Conflicting Stories About an African Country Banning Islam
FINDING: There’s a bit of an uproar and skepticism around a story that the sub Saharan country of Angola may ban — or at least not legalize — Islam.
IMPLICATIONS: We’ll have to wait and see what facts emerge and even then, given how public opinion causes officials to give a “new spin” to actions taken and things said, we may never know the intentions behind comments allegedly made by public officials from Angola. But what if some African country banned Islam? Would that country make itself a target for the more radical elements within Islam? Or, would it become a safe haven for those who favor greater connection to the west? Might this political posture spread to other nations?
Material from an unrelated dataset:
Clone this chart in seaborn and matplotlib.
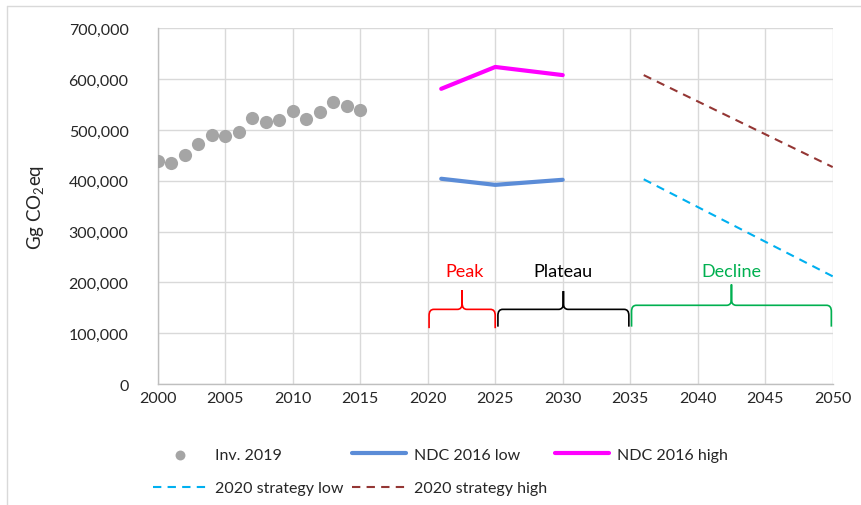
import numpy as np
import pandas as pd
import seaborn as sns
import matplotlib.pyplot as plt
from matplotlib.path import Path
from matplotlib.patches import PathPatch
from matplotlib.lines import Line2D
from matplotlib.ticker import FuncFormatter, MultipleLocator

# inventory 2019 (Gg CO2eq)
inv_years = [2000, 2001, 2002, 2003, 2004, 2005, 2006, 2007,
             2008, 2009, 2010, 2011, 2012, 2013, 2014, 2015]
inv_values = [438000, 436000, 450000, 473000, 490000, 488000, 496000, 523000,
              515000, 520000, 538000, 522000, 535000, 555000, 548000, 540000]

# NDC 2016 scenarios
ndc_years = [2021, 2025, 2030]
ndc_low = [404000, 392000, 402000]
ndc_high = [581000, 624000, 608000]

# 2020 strategy
strat_years = [2036, 2050]
strat_low = [403000, 212000]
strat_high = [608000, 427000]

# phases (braces)
phase_labels = ["Peak", "Plateau", "Decline"]
phase_start = [2020.1, 2025.2, 2035.1]
phase_end = [2025.0, 2034.9, 2049.9]
phase_bar = [147000, 147000, 155000]
phase_tip = [185000, 183000, 196000]
phase_base = [110000, 113000, 113000]
phase_colors = ["#FF0000", "#000000", "#00B050"]

sns.set_style("white")
plt.rcParams["font.family"] = ["Lato", "DejaVu Sans"]
plt.rcParams["mathtext.default"] = "regular"

fig = plt.figure(figsize=(8.62, 5.06), dpi=100)
ax = fig.add_axes([0.183, 0.239, 0.783, 0.703])

grid_c = "#D9D9D9"

sns.scatterplot(x=inv_years, y=inv_values, ax=ax, color="#A5A5A5", s=90,
                linewidth=0, label="Inv. 2019", zorder=3)
sns.lineplot(x=ndc_years, y=ndc_low, ax=ax, color="#5B8CD7", linewidth=3,
             label="NDC 2016 low", zorder=3)
sns.lineplot(x=ndc_years, y=ndc_high, ax=ax, color="#FF00FF", linewidth=3,
             label="NDC 2016 high", zorder=3)
sns.lineplot(x=strat_years, y=strat_low, ax=ax, color="#00B0F0", linewidth=1.5,
             linestyle=(0, (4, 3)), label="2020 strategy low", zorder=3)
sns.lineplot(x=strat_years, y=strat_high, ax=ax, color="#943634", linewidth=1.5,
             linestyle=(0, (4, 3)), label="2020 strategy high", zorder=3)


def brace(ax, x0, x1, base, bar, tip, color):
    rx, ry = 0.35, 12000
    xm = (x0 + x1) / 2
    verts = [(x0, base), (x0, bar - ry), (x0, bar), (x0 + rx, bar),
             (xm - rx, bar), (xm, bar), (xm, bar + ry), (xm, tip),
             (xm, bar + ry), (xm, bar), (xm + rx, bar),
             (x1 - rx, bar), (x1, bar), (x1, bar - ry), (x1, base)]
    codes = [Path.MOVETO, Path.LINETO, Path.CURVE3, Path.CURVE3,
             Path.LINETO, Path.CURVE3, Path.CURVE3, Path.LINETO,
             Path.LINETO, Path.CURVE3, Path.CURVE3,
             Path.LINETO, Path.CURVE3, Path.CURVE3, Path.LINETO]
    ax.add_patch(PathPatch(Path(verts, codes), fill=False, edgecolor=color,
                           linewidth=1.2, zorder=3))


for lab, s, e, b, t, base, c in zip(phase_labels, phase_start, phase_end,
                                    phase_bar, phase_tip, phase_base, phase_colors):
    brace(ax, s, e, base, b, t, c)
    xm = (s + e) / 2
    if lab == "Peak":
        xm = 2022.7
    ax.text(xm, 222000, lab, color=c, fontsize=13, ha="center", va="center")

ax.set_xlim(2000, 2050)
ax.set_ylim(0, 700000)
ax.xaxis.set_major_locator(MultipleLocator(5))
ax.yaxis.set_major_locator(MultipleLocator(100000))
ax.yaxis.set_major_formatter(FuncFormatter(lambda v, p: f"{v:,.0f}"))
ax.grid(True, color=grid_c, linewidth=1)
ax.set_axisbelow(True)
for side in ["top", "right"]:
    ax.spines[side].set_visible(False)
for side in ["left", "bottom"]:
    ax.spines[side].set_color("#BFBFBF")
    ax.spines[side].set_linewidth(1)
ax.tick_params(axis="y", length=0, pad=21, labelsize=11.5)
ax.tick_params(axis="x", length=0, pad=5, labelsize=11.5)
ax.set_xlabel("")
ax.set_ylabel("Gg CO$_2$eq", fontsize=13.5)
ax.yaxis.set_label_coords(-0.165, 0.5)

handles, labels = ax.get_legend_handles_labels()
ax.get_legend().remove()
order = [0, 3, 1, 4, 2]
fig.legend([handles[i] for i in order], [labels[i] for i in order],
           loc="upper left", bbox_to_anchor=(0.1775, 0.1136), ncol=3,
           frameon=False, fontsize=11.5, handlelength=3.4, handletextpad=0.5,
           columnspacing=0.5, labelspacing=1.22, borderpad=0, borderaxespad=0,
           markerscale=0.75)

# outer frame edge lines
fig.add_artist(Line2D([7 / 862, 1], [1 - 7 / 506, 1 - 7 / 506], color=grid_c,
                      linewidth=1, transform=fig.transFigure))
fig.add_artist(Line2D([7 / 862, 7 / 862], [0, 1 - 7 / 506], color=grid_c,
                      linewidth=1, transform=fig.transFigure))

fig.savefig("out.png", dpi=100)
Or, would it vilify the nation that assumes this posture?
It is interesting to note that some westerners may make more “noise” about an African country banning Islam than they would about an African country banning Christianity. One implication might be the loss of the unifying factor a religion can bring. In order to progress, Africa may need a strictly religious phase to bring tribes together around one banner and to help eradicate the superstitions and behaviors that allow an epidemic like AIDS to spread. But which religion can best accomplish this? Islam, Christianity, Western Secularism, Buddhism, or some other religion with the capacities to transform behavior and bring tribes and people together under one umbrella?
It is difficult at this point to determine which quotes may be accurate. Having said that, here’s an alleged statement from the minister of Culture, Rosa Cruz: “The process of legalization of Islam has not been approved by the Ministry of Justice and Human Rights. Their mosques would be closed until further notice.”